L’opéra entier est également présenté comme un tournage, avec des techniciens et preneurs de son traversant de temps à autre le plateau. La mise en abyme semble parfois un peu accessoire, mais permet de belles idées de mise en espace, comme ce premier acte vu au travers de l’obturateur d’une caméra. Comme souvent, les dialogues du livret sont coupés ou réadaptés pour mieux coller à l’époque : les allusions un peu poussées au conseil scientifique et aux épidémies restent toutefois un brin trop attendues.
Les décors et costumes de Malika Chauveau revêtent des teintes principalement grises et métalliques rappelant autant la surface lunaire que le cinéma noir et blanc. Des décors que viennent égayer les lumières chaudes et les projections féeriques en arrière-plan de Nathalie Perrier. L’esthétique vernienne des tableaux du premier acte (l’observatoire, la salle du canon) répond aux couleurs presque psychédéliques des actes sur la Lune figurant l’apparition de l’Amour. Les costumes des « femmes-accessoires » font preuve d’une inventivité décalée, comme cette lampe qui orne la tête de Flamma ou le costume d’éponge de Popotte. L’équipe de création a pris soin de conserver les intermèdes de ballet effectués par la troupe de danseurs acrobates de Anouk Viale, contraints de danser masqués au déplaisir de certains spectateurs.
La direction musicale du projet est assurée par Pierre Dumoussaud, à la tête de l’Orchestre de l’Opéra de Marseille. Malgré un enthousiasme manifeste, l’ensemble manque un peu d’unité et d’entrain, ce qui pose problème sur ce genre de répertoire. Le Chœur de l’Opéra, masqué, peine à se faire entendre au premier acte mais progresse jusqu’au clair de terre final où il propose une belle unité sonore.
Le livret du Voyage dans la Lune, un peu décousu et dans la plus pure tradition de l’opérette, laisse une grande part aux dialogues parlés et, à l’exception des trois rôles principaux, les interprètes doivent plus briller par leurs talents d’acteur que par leurs qualités lyriques. Le Microscope d’Eric Vignau et son acolyte lunaire Christophe Poncet de Solages (Cactus) sont à peine entendus, mais leur engagement scénique est réjouissant. Alors que leurs imposants et distrayants couvre-chefs n’aident visiblement pas à projeter leurs voix de ténor, le premier dresse une ligne droite voire stricte (liée au rôle), le second en impose avec une certaine veulerie. Coincé dans un costume drôle mais encombrant, le Cosmos d’Erick Freulon peine lui aussi à projeter lors de ses rares interventions solistes, manquant de l’épaisseur de ses oripeaux.

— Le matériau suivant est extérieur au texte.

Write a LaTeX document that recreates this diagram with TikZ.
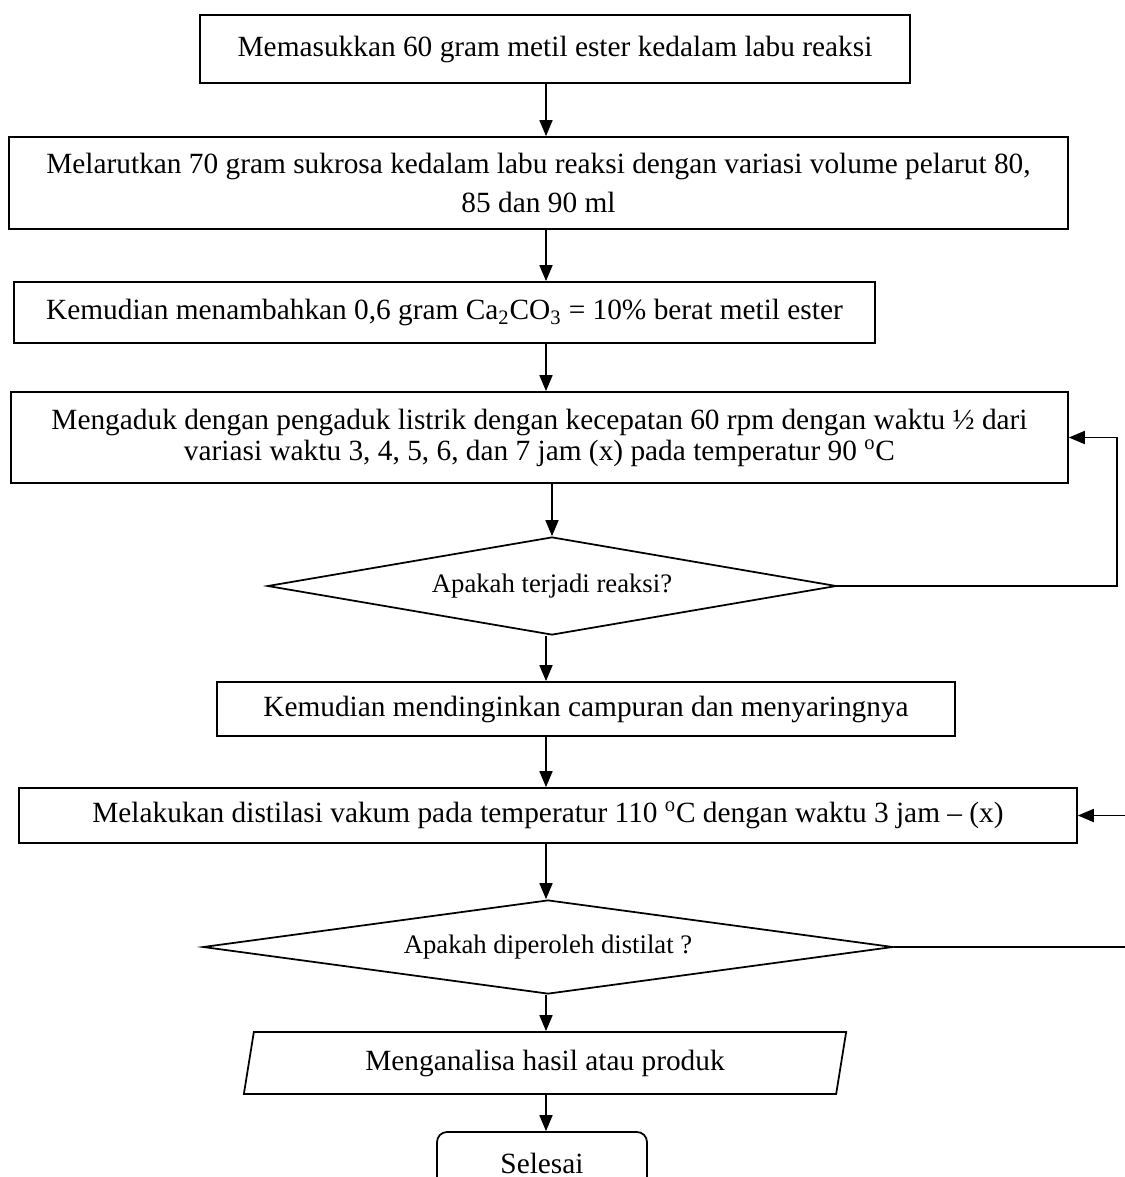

Le rôle du roi V’lan, initialement prévu pour Matthieu Lécroart, est repris à la dernière minute par Christophe Lacassagne. Le baryton, grand connaisseur du répertoire d’Offenbach, incarne le Roi de la Terre d’un timbre léger adapté à l’opérette, lui prêtant son timing comique et sa bonhommie joviale. La Popotte de Cécile Galois avec énergie et entrain dans la présence vocale et la Flamma de Ludivine Gombert avec l’impertinence d’un bon timing comique et d’un rythme musical, brillent par leur assise scénique et entraînent le chœur des femmes sélénites à leur suite. Le temps d’un air, le ténor Kaëlig Boché prête son timbre clair et ses aigus ciselés au Prince Quipasseparlà.
En Fantasia, princesse lunaire, Sheva Tehoval déborde d’énergie et d’aimable légèreté. Tantôt séduisante, tantôt métallique, la soprano joue des couleurs de son timbre pour provoquer le rire et appuyer l’intrigue, mais prête sans réserve toute l’étendue de ses capacités vocales à des aigus aussi nonchalants qu’assurés.
Dans le rôle central travesti de Caprice, la mezzo-soprano Violette Polchi dompte avec aplomb la volumineuse partition qui lui échoit. Si sa voix légère peine parfois à passer une fosse capricieuse, en particulier dans le registre grave, les aigus ne manquent pas d’assurance et la complicité avec Sheva Tehoval est manifeste notamment sur le sautillant duo de la pomme « en apesanteur ». Le vibrato est bien dosé et la ligne de chant épouse l’évolution du caractère du personnage, du fils à papa larmoyant à l’amoureux transi.
Le public applaudit les solistes, et plus particulièrement l'équipe de chorégraphes et de mise en scène, leur souhaitant un "bon bout d'an" et beau voyage.